Moths Drawn to a Passive Flame
By David A. Rosenberg
Maybe 15 minutes of fame is enough. In the sometimes exciting, sometimes languorous new musical, “Pop!” at Yale Rep, the moths around Andy Warhol’s flame get burned to a crisp while their guru passively sits and watches the freaky parade of glam-rocking wannabes. With its eclectic score that riffs on Gilbert & Sullivan, Kurt Weill and, of course, Stephen Sondheim, its amusing dialogue, its talented seven-person cast and its colorful sets and costumes, the show ably captures the “murder, intrigue, debauchery, parties, drugs, sex, glamour and superstars” that surrounded the artist. (No, dear, it’s not for the kiddies.)

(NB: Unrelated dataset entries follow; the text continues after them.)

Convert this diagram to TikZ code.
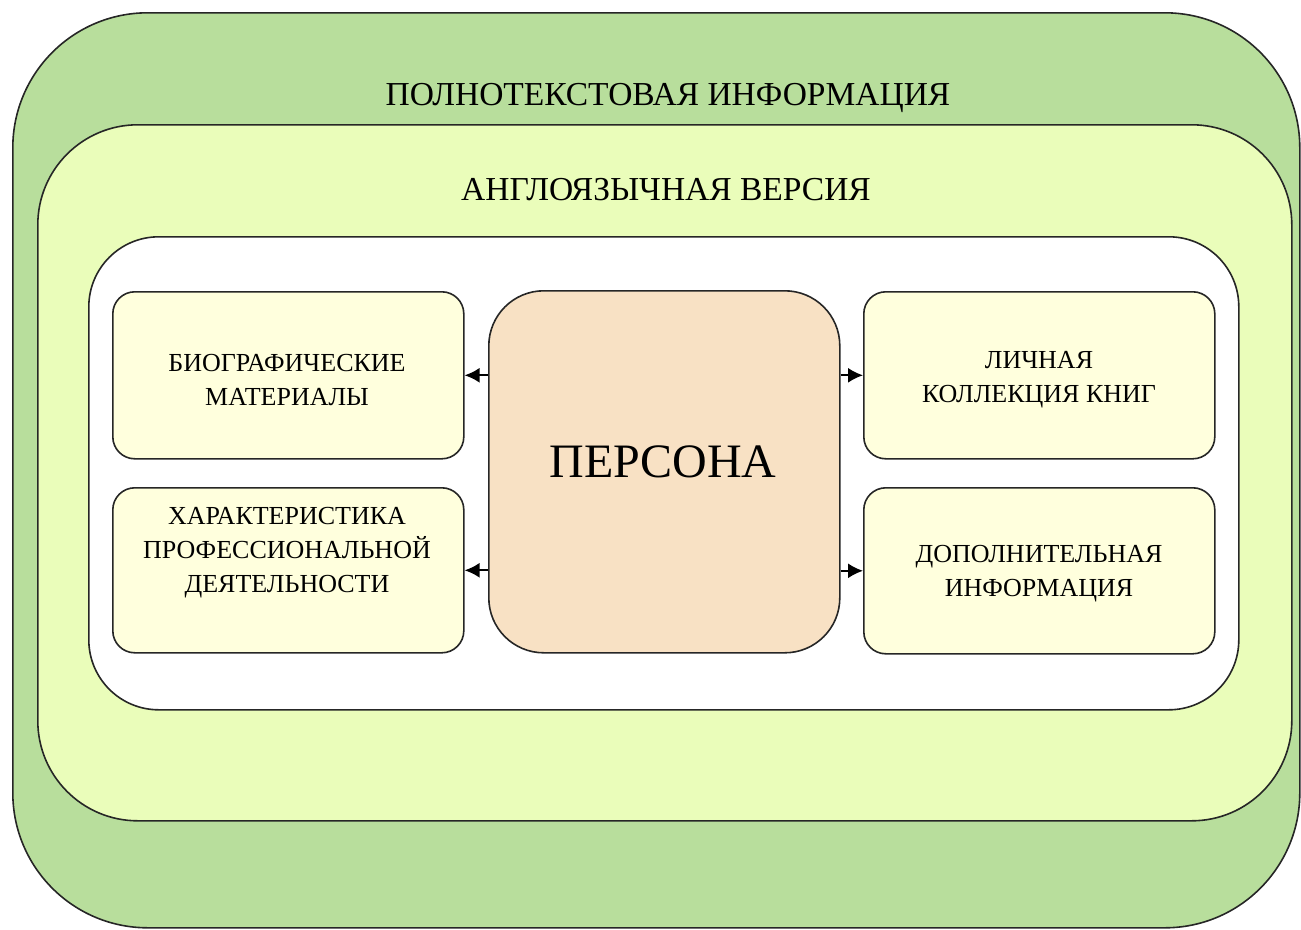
\documentclass[tikz,border=0pt]{standalone}
\usepackage{fontspec}
\setmainfont{Liberation Serif}
\usetikzlibrary{arrows.meta}
\definecolor{outerg}{RGB}{184,222,156}
\definecolor{midg}{RGB}{234,253,186}
\definecolor{boxy}{RGB}{255,255,221}
\definecolor{persc}{RGB}{248,225,196}
\tikzset{
  frame/.style={draw=black!85, line width=1.6pt, anchor=north west, inner sep=0pt},
  itembox/.style={frame, fill=boxy, rounded corners=22pt, minimum width=351pt},
  itemtext/.style={align=center, font=\fontsize{26}{34}\selectfont, inner sep=0pt},
  titletext/.style={anchor=base, font=\fontsize{33.5}{40}\selectfont, inner sep=0pt},
  arr/.style={line width=1.8pt, -{Latex[length=15pt,width=15pt]}}
}
\begin{document}
\begin{tikzpicture}[x=1pt,y=-1pt]
\useasboundingbox (0,0) rectangle (1301,929);
\node[frame, fill=outerg, rounded corners=135pt, minimum width=1287pt, minimum height=915pt] (outer) at (12,12) {};
\node[frame, fill=midg, rounded corners=100pt, minimum width=1254pt, minimum height=696pt] (middle) at (37,124) {};
\node[frame, fill=white, rounded corners=70pt, minimum width=1150pt, minimum height=473pt] (inner) at (88,236) {};
\node[titletext] (t1) at (668,105) {ПОЛНОТЕКСТОВАЯ ИНФОРМАЦИЯ};
\node[titletext] (t2) at (666,200) {АНГЛОЯЗЫЧНАЯ ВЕРСИЯ};
\node[itembox, minimum height=167pt] (bio) at (112,291) {};
\node[itembox, minimum height=165pt] (prof) at (112,487) {};
\node[itembox, minimum height=167pt] (lich) at (863,291) {};
\node[itembox, minimum height=166pt] (dop) at (863,487) {};
\node[frame, fill=persc, rounded corners=55pt, minimum width=351pt, minimum height=362pt] (pers) at (488,290) {};
\node[font=\fontsize{48}{56}\selectfont, inner sep=0pt] (perst) at (663,462) {ПЕРСОНА};
\node[itemtext] (biot) at (287,380) {БИОГРАФИЧЕСКИЕ\\МАТЕРИАЛЫ};
\node[itemtext] (proft) at (287,553) {ХАРАКТЕРИСТИКА\\ПРОФЕССИОНАЛЬНОЙ\\ДЕЯТЕЛЬНОСТИ};
\node[itemtext] (licht) at (1039,380) {ЛИЧНАЯ\\КОЛЛЕКЦИЯ КНИГ};
\node[itemtext] (dopt) at (1039,574) {ДОПОЛНИТЕЛЬНАЯ\\ИНФОРМАЦИЯ};
\draw[arr] (pers.west |- bio.east) -- (bio.east);
\draw[arr] (pers.west |- prof.east) -- (prof.east);
\draw[arr] (pers.east |- lich.west) -- (lich.west);
\draw[arr] (pers.east |- dop.west) -- (dop.west);
\end{tikzpicture}
\end{document}
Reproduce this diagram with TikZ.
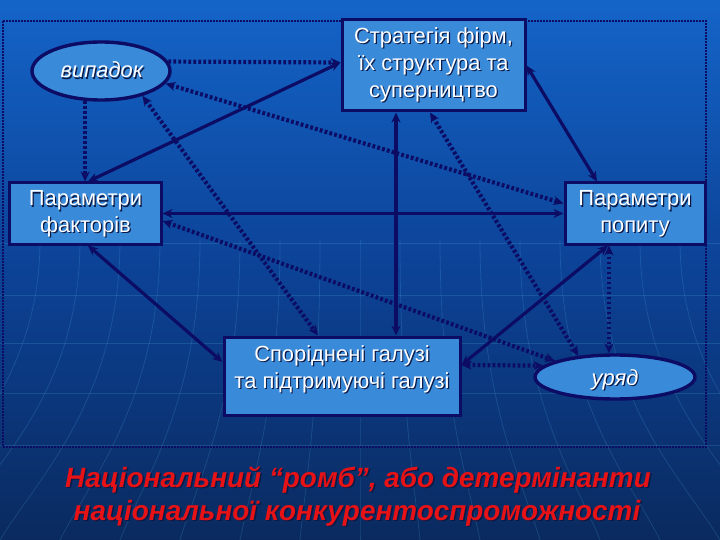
\documentclass[tikz,border=0pt]{standalone}
\usepackage{fontspec}
\setmainfont{Liberation Sans}
\usetikzlibrary{arrows.meta,shapes.geometric}
\definecolor{bgtop}{RGB}{20,100,200}
\definecolor{bgmid}{RGB}{12,66,150}
\definecolor{bgbot}{RGB}{10,42,95}
\definecolor{nodefill}{RGB}{58,138,218}
\definecolor{navy}{RGB}{12,12,100}
\definecolor{titlered}{RGB}{230,18,22}
\definecolor{shadowc}{RGB}{10,25,70}
\newcommand{\shtext}[4]{%
  \node[#3, text=shadowc, xshift=1.2bp, yshift=-1.2bp] (#1s) at (#2) {#4};
  \node[#3, text=white] (#1) at (#2) {#4};}
\begin{document}
\begin{tikzpicture}[x=1bp,y=-1bp,
  boxnode/.style={draw=navy, line width=3bp, fill=nodefill, inner sep=0pt},
  ellnode/.style={ellipse, draw=navy, line width=3.4bp, fill=nodefill, inner sep=0pt},
  lbl/.style={font=\fontsize{22}{27}\selectfont, align=center, inner sep=0pt},
  ilbl/.style={font=\fontsize{22}{27}\selectfont\itshape, inner sep=0pt},
  tip/.tip={Stealth[length=10bp,width=9bp]},
  solidc/.style={draw=navy, line width=3.2bp, tip-tip},
  dotc/.style={draw=navy, line width=4.2bp, dash pattern=on 2.8bp off 2.2bp, tip-tip},
  dotto/.style={draw=navy, line width=4.2bp, dash pattern=on 2.8bp off 2.2bp, -tip},
  deco/.style={draw=cyan!60!white, line width=0.8bp, opacity=0.16},
  ttl/.style={font=\fontsize{28}{33}\selectfont\bfseries\itshape, inner sep=0pt, anchor=base}
]
% background
\shade[top color=bgtop, bottom color=bgbot, middle color=bgmid] (0,0) rectangle (720,540);
\useasboundingbox (0,0) rectangle (720,540);
% faint template decoration
\foreach \yy in {243,295,343,393,445} {\draw[deco] (0,\yy) -- (720,\yy);}
\foreach \xx in {40,80,...,680} {\draw[deco] (\xx,240) .. controls (\xx,400) and ({\xx+0.35*(\xx-360)},480) .. ({\xx+0.5*(\xx-360)},540);}
% dotted frame
\draw[navy, line width=2.6bp, dash pattern=on 1.6bp off 1.4bp] (3,21) rectangle (706,447);

% nodes
\node[boxnode, minimum width=183bp, minimum height=91bp] (strat) at (433.5,65.5) {};
\node[boxnode, minimum width=151bp, minimum height=61bp] (fact) at (85.5,213.5) {};
\node[boxnode, minimum width=140bp, minimum height=61bp] (dem) at (635,213.5) {};
\node[boxnode, minimum width=236bp, minimum height=78bp] (rel) at (342,376) {};
\node[ellnode, minimum width=138bp, minimum height=58bp] (vyp) at (101,71) {};
\node[ellnode, minimum width=160bp, minimum height=44bp] (gov) at (615,377) {};

\shtext{strattxt}{433.5,65}{lbl}{Стратегія фірм,\\їх структура та\\суперництво}
\shtext{facttxt}{85.5,214}{lbl}{Параметри\\факторів}
\shtext{demtxt}{635,214}{lbl}{Параметри\\попиту}
\shtext{reltxt}{342,369}{lbl}{Споріднені галузі\\та підтримуючі галузі}
\shtext{vyptxt}{102,70}{ilbl}{випадок}
\shtext{govtxt}{615,380}{ilbl}{уряд}

% helper points on node borders
\coordinate (sv) at ([xshift=-37.5bp]strat.south);
\coordinate (dv) at ([xshift=-26bp]dem.south);
\coordinate (vv) at (vyp.242);

% solid connectors
\draw[solidc] ([xshift=2.5bp]fact.north) -- ([yshift=3bp]strat.west);
\draw[solidc] (strat.east) -- ([xshift=-38bp]dem.north);
\draw[solidc] (sv) -- (sv |- rel.north);
\draw[solidc] (fact.east) -- (dem.west);
\draw[solidc] ([xshift=2.5bp]fact.south) -- ([yshift=14bp]rel.west);
\draw[solidc] ([yshift=11bp]rel.east) -- ([xshift=-27bp]dem.south);

% dotted connectors
\draw[dotto] (vyp.8) -- ([yshift=3bp]strat.west);
\draw[dotto] (vv) -- (vv |- fact.north);
\draw[dotc] (vyp.-11) -- ([yshift=10bp]dem.west);
\draw[dotc] (vyp.-31) -- ([xshift=-24bp]rel.north);
\draw[dotc] ([yshift=-7.5bp]fact.east) -- (gov.165);
\draw[dotc] ([xshift=-3.5bp]strat.south) -- (gov.150);
\draw[dotc] (dv) -- (dv |- gov.north);
\draw[dotc] ([yshift=11bp]rel.east) -- (gov.171);

% title
\node[ttl, text=shadowc] (t1s) at (359.5,488.5) {Національний “ромб”, або детермінанти};
\node[ttl, text=titlered] (t1) at (358,487) {Національний “ромб”, або детермінанти};
\node[ttl, text=shadowc] (t2s) at (358.5,521.5) {національної конкурентоспроможності};
\node[ttl, text=titlered] (t2) at (357,520) {національної конкурентоспроможності};
\end{tikzpicture}
\end{document}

“Ladies and Gentlemen, Junkies and Whores, Artists and Freaks,” begins narrator Candy Darling, brilliantly embodied by Brian Charles Rooney. His depiction of the famous transsexual is eerily on target. The scale-riding voice, the slightly off-kilter stances and the fierce dedication that draw her into Warhol’s world while letting her observe from a distance are miraculous.
On the surface, as a spoof of all those private dick movies, Candy’s role is to discover who shot the platinum-haired Warhol. (Someone really did, not on “a dark and stormy night” but during the day of June 3, 1968.) He was seriously wounded but recovered and lived until 1987. The would-be assassin’s identity is no secret. It was Valerie Solanas, the radical feminist who accused Warhol of purposely misplacing a script she had given him to read.

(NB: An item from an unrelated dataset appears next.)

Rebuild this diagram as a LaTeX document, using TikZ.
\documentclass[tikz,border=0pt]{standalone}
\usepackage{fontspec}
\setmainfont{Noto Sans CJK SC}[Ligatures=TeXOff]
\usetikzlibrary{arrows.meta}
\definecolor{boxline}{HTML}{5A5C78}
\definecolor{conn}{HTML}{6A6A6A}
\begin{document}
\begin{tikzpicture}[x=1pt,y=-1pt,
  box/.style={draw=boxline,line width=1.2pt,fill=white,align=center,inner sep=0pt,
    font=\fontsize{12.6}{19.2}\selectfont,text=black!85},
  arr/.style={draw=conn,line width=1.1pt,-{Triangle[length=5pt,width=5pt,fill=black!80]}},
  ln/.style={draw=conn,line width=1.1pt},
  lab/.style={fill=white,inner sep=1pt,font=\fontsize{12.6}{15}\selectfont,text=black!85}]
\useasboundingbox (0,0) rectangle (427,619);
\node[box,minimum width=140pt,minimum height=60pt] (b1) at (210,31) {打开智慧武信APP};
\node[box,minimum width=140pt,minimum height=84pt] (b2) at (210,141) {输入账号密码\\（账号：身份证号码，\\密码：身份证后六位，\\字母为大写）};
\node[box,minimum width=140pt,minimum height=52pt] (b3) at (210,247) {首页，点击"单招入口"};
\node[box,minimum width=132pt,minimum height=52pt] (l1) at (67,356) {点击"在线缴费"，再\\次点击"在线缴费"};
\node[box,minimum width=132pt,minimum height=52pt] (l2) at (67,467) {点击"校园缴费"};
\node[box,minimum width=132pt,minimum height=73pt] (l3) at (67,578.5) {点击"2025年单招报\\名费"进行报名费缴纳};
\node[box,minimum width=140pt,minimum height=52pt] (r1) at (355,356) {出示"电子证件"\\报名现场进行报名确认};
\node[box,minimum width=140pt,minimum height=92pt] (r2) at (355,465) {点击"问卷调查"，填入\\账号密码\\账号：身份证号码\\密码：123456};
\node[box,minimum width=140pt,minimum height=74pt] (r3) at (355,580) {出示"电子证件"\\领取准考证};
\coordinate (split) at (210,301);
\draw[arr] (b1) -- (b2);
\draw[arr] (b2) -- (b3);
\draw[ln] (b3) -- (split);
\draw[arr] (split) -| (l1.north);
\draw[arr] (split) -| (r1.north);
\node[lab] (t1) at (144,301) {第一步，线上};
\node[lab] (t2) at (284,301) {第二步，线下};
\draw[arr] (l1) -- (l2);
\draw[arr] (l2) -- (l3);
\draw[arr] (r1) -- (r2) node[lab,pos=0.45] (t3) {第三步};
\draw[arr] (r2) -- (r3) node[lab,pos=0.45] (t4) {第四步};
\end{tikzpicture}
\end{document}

But it might have been any number of the other moths, all of whom, according to “Pop,” wanted recognition, even money from the reclusive Warhol. It might have been Edie Sedgwick, the spoiled rich girl who talked like Shirley Temple. Or the bright and vulgar Viva. Or hangers-on like high-strung Ondine or whip-wielding Gerard Malanga. Or even Candy herself.
Concentrating on the leeches, “Pop” doesn’t have much time for exploring Warhol the artist. But there is a sequence in which the pop artist ridicules abstract expressionists Jackson Pollock, Franz Kline and Robert Motherwell. The evening also has time for a mock funeral, complete with fake pope and keening mother. (Warhol was and remained a practicing Byzantine Catholic.)
But the main thrust is its recreation of life at the Factory, which is what Warhol’s studio was called. Maggie-Kate Coleman’s book and lyrics, and Anna K. Jacobs’ music are lively, sometimes lovely and certainly varied. When Edie sings, “My little Quaaludes are my only joy” or Viva and Edie appear as “syphilis-ridden drag queens” or Andy himself sings, “You can fill a paper bag with nothing / Fill it up with your art / Fill it up with yourself,” the show acquires an undeniable energy.
Randy Harrison has just the right hauteur as the strange creature that became the self-promoting Warhol. Doug Kreeger’s Ondine is well along in pill-popping eccentricity, while Danny Binstock flits throughout like some sort of vengeful Norn. Emily Swallow’s Viva is funny and sexy while Leslie Kritzer’s Valerie is the kind of one-track radical you never want to bump into.
Mark Brokaw’s direction cleverly spills the action out from the confines of the Factory itself, which is brightly designed by Valérie Thérèse Bart and lit by Kevin Adams. Ying Song’s appropriately tacky costumes and Lynne Shankel’s music direction, plus her six-piece band, help make this a first-class production.
Although even at 100 minutes it goes on too long, “Pop” is swift and vigorous but probably not ready for Broadway. As Candy Darling puts it, “When they tell you that they love you / You can tell it’s all a lie / They can’t wait to rise above you / As you fall from Andy’s sky.”